Troca de sexo por drogas: Por que jovens em acolhimento a encaram como transação, e não como exploração?
Este resumo apresenta os achados de uma pesquisa pioneira que mergulha em um tema socialmente delicado e pouco explorado no Brasil: O envolvimento de adolescentes em casas de acolhimento institucional com dinâmicas do mercado do sexo.
O cenário da pesquisa
- Pioneirismo nacional: Liderado pelas pesquisadoras Tatiana Savoia Landini e Cláudia M. M. de Carvalho (UNIFESP), este é um dos primeiros estudos sistemáticos no Brasil sobre o tema, já abordado em outros países como o Canadá.
- Onde e como: O estudo entrevistou, entre 2024 e 2025, profissionais dos Serviços de Acolhimento Institucional de um município de médio porte.
- O papel do acolhimento: Tais serviços são responsáveis por acolher provisória e excepcionalmente crianças e adolescentes afastados do convívio familiar por medida protetiva.
A dinâmica central revelada
A pesquisa identificou duas dinâmicas principais entre os adolescentes, mas focou em uma delas:
- Troca ocasional de sexo por substâncias: A prática mais comum, especialmente entre as meninas, é a troca esporádica de sexo por bebidas ou drogas.
- Motivação: Essa estratégia visa manter o uso ocasional de substâncias ou, em menor número, sustentar o vício.
- Localização: Os "programas" ocorrem no centro da cidade ou na comunidade próxima aos centros de acolhimento.
Uma questão de perspectiva: O que é exploração?
O estudo revela uma diferença crucial na forma como a situação é compreendida pelos envolvidos:
Para os adolescentes (meninas e meninos):
- Não é exploração: Eles traçam uma linha clara. Para eles, prostituição seria ter um ponto fixo, clientela definida e local de trabalho.
- Transação pontual: A troca de sexo oral, por exemplo, por uma dose de maconha, cocaína ou lança-perfume é vista como uma simples transação para obter o que desejam, não sendo classificada como prostituição ou exploração sexual.
Para os profissionais do acolhimento:
- Risco imediato e oculto: A prática é vista com extrema preocupação, tanto pelos perigos visíveis (ISTs, gravidez) quanto pelos riscos não percebidos pelos jovens: o aliciamento e a exposição a redes de exploração mais amplas.
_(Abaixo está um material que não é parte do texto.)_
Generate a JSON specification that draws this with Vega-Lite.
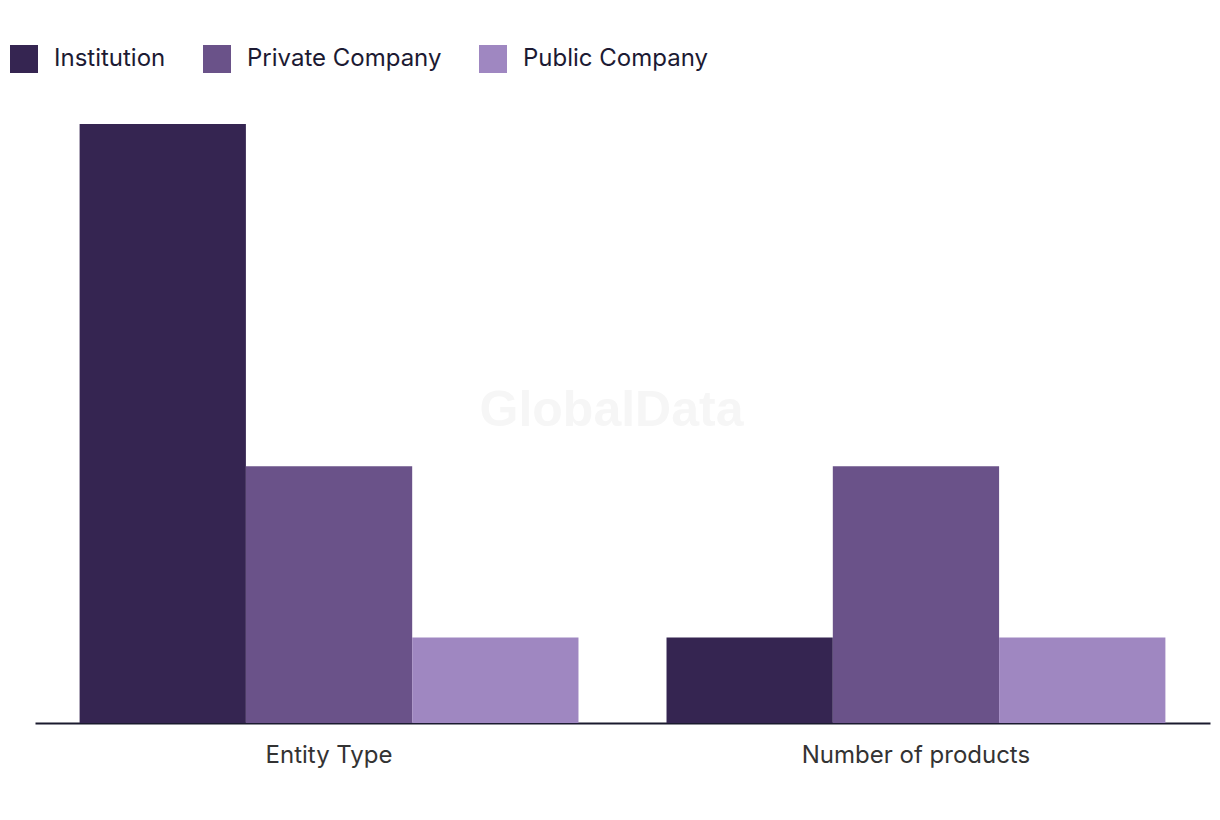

O perigo do aliciamento por pares
Um caso concreto ilustra a complexidade do risco:
- O Bar e a "Ajuda": Um bar próximo a uma casa de acolhimento era ponto de encontro. Adolescentes mais antigas convidavam as recém-chegadas, ensinando o "caminho" para conseguir drogas ou dinheiro.
- "Solidariedade" vs. Risco: Na visão das meninas, era um ato de solidariedade, uma forma de ajudar. Na visão dos profissionais, era uma forma de aliciamento feito pelo próprio grupo de pares.
- Agravamento: A investigação confirmou suspeitas mais sérias: o dono do bar mantinha um acervo de fotos pornográficas das meninas, resultando em denúncia policial.
Como prevenir e enfrentar
O estudo conclui que a alegada "livre escolha" dos adolescentes deve ser compreendida como um reflexo de profundas vulnerabilidades: marginalização, pobreza, histórico de negligência/abuso e falta de perspectivas futuras.
Para um enfrentamento eficaz, é preciso ir além de leis mais duras:
- Foco nos direitos fundamentais: Garantir o acesso a escolas de qualidade, emprego e trabalho decentes, e opções de lazer.
- Educação integral: Implementar políticas de igualdade de gênero e educação sexual robusta, tanto nas escolas quanto nas unidades de acolhimento.
É somente atacando as raízes da vulnerabilidade social que o Estado poderá oferecer proteção real e um futuro diferente para esses jovens.